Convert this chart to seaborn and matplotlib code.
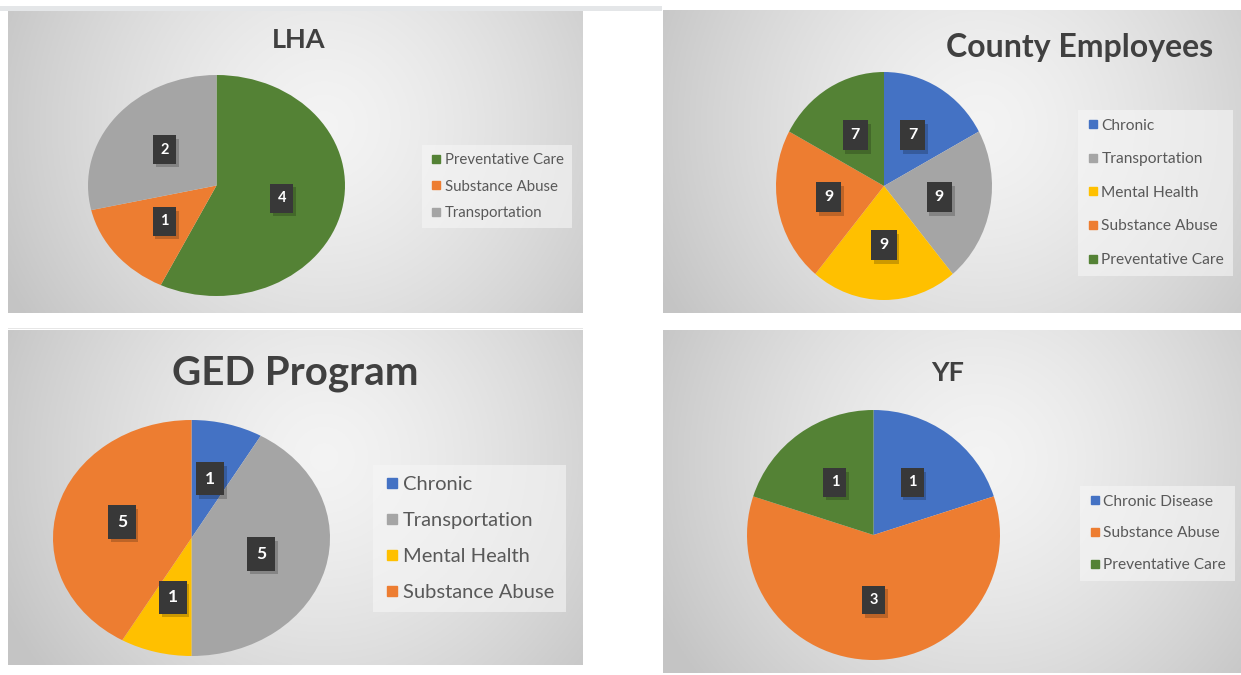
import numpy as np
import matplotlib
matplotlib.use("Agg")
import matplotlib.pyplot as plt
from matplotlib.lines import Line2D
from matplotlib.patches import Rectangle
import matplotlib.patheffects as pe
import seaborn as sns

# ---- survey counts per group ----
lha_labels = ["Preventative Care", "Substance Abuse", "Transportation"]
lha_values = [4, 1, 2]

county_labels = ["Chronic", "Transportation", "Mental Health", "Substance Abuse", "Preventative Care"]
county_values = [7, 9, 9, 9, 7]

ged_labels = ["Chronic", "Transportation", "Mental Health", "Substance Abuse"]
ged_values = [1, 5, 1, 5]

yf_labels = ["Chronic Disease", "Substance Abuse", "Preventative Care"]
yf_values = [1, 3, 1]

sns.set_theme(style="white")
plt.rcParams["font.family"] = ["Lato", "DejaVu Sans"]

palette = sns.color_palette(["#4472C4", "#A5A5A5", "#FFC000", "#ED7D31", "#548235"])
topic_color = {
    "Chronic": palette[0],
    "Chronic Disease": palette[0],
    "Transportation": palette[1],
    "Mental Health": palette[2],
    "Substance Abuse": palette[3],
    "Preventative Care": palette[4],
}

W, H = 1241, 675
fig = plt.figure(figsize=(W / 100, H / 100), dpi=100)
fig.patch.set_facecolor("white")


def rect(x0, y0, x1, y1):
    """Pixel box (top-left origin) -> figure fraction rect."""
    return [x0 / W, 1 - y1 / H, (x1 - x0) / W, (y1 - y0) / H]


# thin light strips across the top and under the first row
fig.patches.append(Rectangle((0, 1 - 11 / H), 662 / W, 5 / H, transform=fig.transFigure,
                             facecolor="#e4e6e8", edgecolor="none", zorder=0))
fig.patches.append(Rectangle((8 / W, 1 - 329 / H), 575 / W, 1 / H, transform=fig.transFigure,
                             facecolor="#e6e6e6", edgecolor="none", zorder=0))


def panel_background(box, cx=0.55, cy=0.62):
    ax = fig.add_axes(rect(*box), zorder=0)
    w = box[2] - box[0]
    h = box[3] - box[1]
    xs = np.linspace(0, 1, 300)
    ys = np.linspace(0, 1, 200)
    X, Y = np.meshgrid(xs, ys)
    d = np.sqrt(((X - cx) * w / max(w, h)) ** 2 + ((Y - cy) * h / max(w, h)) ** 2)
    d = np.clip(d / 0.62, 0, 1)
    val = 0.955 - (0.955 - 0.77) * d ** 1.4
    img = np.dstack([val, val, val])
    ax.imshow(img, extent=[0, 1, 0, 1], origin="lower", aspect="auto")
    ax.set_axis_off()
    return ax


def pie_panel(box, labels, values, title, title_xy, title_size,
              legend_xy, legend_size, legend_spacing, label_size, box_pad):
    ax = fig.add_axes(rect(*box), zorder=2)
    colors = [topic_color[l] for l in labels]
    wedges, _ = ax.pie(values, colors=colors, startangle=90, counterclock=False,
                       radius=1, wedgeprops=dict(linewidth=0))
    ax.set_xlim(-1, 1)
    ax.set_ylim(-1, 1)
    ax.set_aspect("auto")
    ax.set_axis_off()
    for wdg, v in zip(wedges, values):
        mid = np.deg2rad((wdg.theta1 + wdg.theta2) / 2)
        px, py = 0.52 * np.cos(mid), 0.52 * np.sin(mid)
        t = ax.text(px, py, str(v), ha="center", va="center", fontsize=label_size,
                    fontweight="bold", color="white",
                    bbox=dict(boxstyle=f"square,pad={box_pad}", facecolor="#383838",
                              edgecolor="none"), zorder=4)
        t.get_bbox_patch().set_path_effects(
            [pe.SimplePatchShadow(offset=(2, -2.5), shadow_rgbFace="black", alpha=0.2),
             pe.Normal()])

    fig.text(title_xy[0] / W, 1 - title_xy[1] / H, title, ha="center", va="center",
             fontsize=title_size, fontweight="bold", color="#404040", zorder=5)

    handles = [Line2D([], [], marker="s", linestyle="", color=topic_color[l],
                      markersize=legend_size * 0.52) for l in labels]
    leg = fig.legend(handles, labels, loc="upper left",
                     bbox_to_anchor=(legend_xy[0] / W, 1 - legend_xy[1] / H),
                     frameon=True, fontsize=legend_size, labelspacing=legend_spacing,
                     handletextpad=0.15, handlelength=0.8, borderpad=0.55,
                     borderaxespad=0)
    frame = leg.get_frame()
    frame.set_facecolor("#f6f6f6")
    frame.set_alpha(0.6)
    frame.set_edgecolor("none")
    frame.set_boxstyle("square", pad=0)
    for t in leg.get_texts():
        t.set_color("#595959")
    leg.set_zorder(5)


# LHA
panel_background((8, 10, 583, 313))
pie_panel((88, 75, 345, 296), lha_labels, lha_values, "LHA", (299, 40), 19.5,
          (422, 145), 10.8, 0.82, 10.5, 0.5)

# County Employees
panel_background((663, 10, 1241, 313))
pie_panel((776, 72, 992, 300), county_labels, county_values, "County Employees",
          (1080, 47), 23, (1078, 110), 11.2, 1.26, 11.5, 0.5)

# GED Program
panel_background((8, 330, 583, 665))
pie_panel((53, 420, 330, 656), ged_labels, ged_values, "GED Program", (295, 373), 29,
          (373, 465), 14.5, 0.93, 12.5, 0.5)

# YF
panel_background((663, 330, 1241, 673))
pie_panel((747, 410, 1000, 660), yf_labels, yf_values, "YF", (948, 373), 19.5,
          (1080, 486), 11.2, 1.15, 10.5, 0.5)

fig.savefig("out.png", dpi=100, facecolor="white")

******

** Task **
Omit the pictures, then output the rest of the listing exactly.

** Exercise response **
Convert this chart to seaborn and matplotlib code.
import numpy as np
import matplotlib
matplotlib.use("Agg")
import matplotlib.pyplot as plt
from matplotlib.lines import Line2D
from matplotlib.patches import Rectangle
import matplotlib.patheffects as pe
import seaborn as sns

# ---- survey counts per group ----
lha_labels = ["Preventative Care", "Substance Abuse", "Transportation"]
lha_values = [4, 1, 2]

county_labels = ["Chronic", "Transportation", "Mental Health", "Substance Abuse", "Preventative Care"]
county_values = [7, 9, 9, 9, 7]

ged_labels = ["Chronic", "Transportation", "Mental Health", "Substance Abuse"]
ged_values = [1, 5, 1, 5]

yf_labels = ["Chronic Disease", "Substance Abuse", "Preventative Care"]
yf_values = [1, 3, 1]

sns.set_theme(style="white")
plt.rcParams["font.family"] = ["Lato", "DejaVu Sans"]

palette = sns.color_palette(["#4472C4", "#A5A5A5", "#FFC000", "#ED7D31", "#548235"])
topic_color = {
    "Chronic": palette[0],
    "Chronic Disease": palette[0],
    "Transportation": palette[1],
    "Mental Health": palette[2],
    "Substance Abuse": palette[3],
    "Preventative Care": palette[4],
}

W, H = 1241, 675
fig = plt.figure(figsize=(W / 100, H / 100), dpi=100)
fig.patch.set_facecolor("white")


def rect(x0, y0, x1, y1):
    """Pixel box (top-left origin) -> figure fraction rect."""
    return [x0 / W, 1 - y1 / H, (x1 - x0) / W, (y1 - y0) / H]


# thin light strips across the top and under the first row
fig.patches.append(Rectangle((0, 1 - 11 / H), 662 / W, 5 / H, transform=fig.transFigure,
                             facecolor="#e4e6e8", edgecolor="none", zorder=0))
fig.patches.append(Rectangle((8 / W, 1 - 329 / H), 575 / W, 1 / H, transform=fig.transFigure,
                             facecolor="#e6e6e6", edgecolor="none", zorder=0))


def panel_background(box, cx=0.55, cy=0.62):
    ax = fig.add_axes(rect(*box), zorder=0)
    w = box[2] - box[0]
    h = box[3] - box[1]
    xs = np.linspace(0, 1, 300)
    ys = np.linspace(0, 1, 200)
    X, Y = np.meshgrid(xs, ys)
    d = np.sqrt(((X - cx) * w / max(w, h)) ** 2 + ((Y - cy) * h / max(w, h)) ** 2)
    d = np.clip(d / 0.62, 0, 1)
    val = 0.955 - (0.955 - 0.77) * d ** 1.4
    img = np.dstack([val, val, val])
    ax.imshow(img, extent=[0, 1, 0, 1], origin="lower", aspect="auto")
    ax.set_axis_off()
    return ax


def pie_panel(box, labels, values, title, title_xy, title_size,
              legend_xy, legend_size, legend_spacing, label_size, box_pad):
    ax = fig.add_axes(rect(*box), zorder=2)
    colors = [topic_color[l] for l in labels]
    wedges, _ = ax.pie(values, colors=colors, startangle=90, counterclock=False,
                       radius=1, wedgeprops=dict(linewidth=0))
    ax.set_xlim(-1, 1)
    ax.set_ylim(-1, 1)
    ax.set_aspect("auto")
    ax.set_axis_off()
    for wdg, v in zip(wedges, values):
        mid = np.deg2rad((wdg.theta1 + wdg.theta2) / 2)
        px, py = 0.52 * np.cos(mid), 0.52 * np.sin(mid)
        t = ax.text(px, py, str(v), ha="center", va="center", fontsize=label_size,
                    fontweight="bold", color="white",
                    bbox=dict(boxstyle=f"square,pad={box_pad}", facecolor="#383838",
                              edgecolor="none"), zorder=4)
        t.get_bbox_patch().set_path_effects(
            [pe.SimplePatchShadow(offset=(2, -2.5), shadow_rgbFace="black", alpha=0.2),
             pe.Normal()])

    fig.text(title_xy[0] / W, 1 - title_xy[1] / H, title, ha="center", va="center",
             fontsize=title_size, fontweight="bold", color="#404040", zorder=5)

    handles = [Line2D([], [], marker="s", linestyle="", color=topic_color[l],
                      markersize=legend_size * 0.52) for l in labels]
    leg = fig.legend(handles, labels, loc="upper left",
                     bbox_to_anchor=(legend_xy[0] / W, 1 - legend_xy[1] / H),
                     frameon=True, fontsize=legend_size, labelspacing=legend_spacing,
                     handletextpad=0.15, handlelength=0.8, borderpad=0.55,
                     borderaxespad=0)
    frame = leg.get_frame()
    frame.set_facecolor("#f6f6f6")
    frame.set_alpha(0.6)
    frame.set_edgecolor("none")
    frame.set_boxstyle("square", pad=0)
    for t in leg.get_texts():
        t.set_color("#595959")
    leg.set_zorder(5)


# LHA
panel_background((8, 10, 583, 313))
pie_panel((88, 75, 345, 296), lha_labels, lha_values, "LHA", (299, 40), 19.5,
          (422, 145), 10.8, 0.82, 10.5, 0.5)

# County Employees
panel_background((663, 10, 1241, 313))
pie_panel((776, 72, 992, 300), county_labels, county_values, "County Employees",
          (1080, 47), 23, (1078, 110), 11.2, 1.26, 11.5, 0.5)

# GED Program
panel_background((8, 330, 583, 665))
pie_panel((53, 420, 330, 656), ged_labels, ged_values, "GED Program", (295, 373), 29,
          (373, 465), 14.5, 0.93, 12.5, 0.5)

# YF
panel_background((663, 330, 1241, 673))
pie_panel((747, 410, 1000, 660), yf_labels, yf_values, "YF", (948, 373), 19.5,
          (1080, 486), 11.2, 1.15, 10.5, 0.5)

fig.savefig("out.png", dpi=100, facecolor="white")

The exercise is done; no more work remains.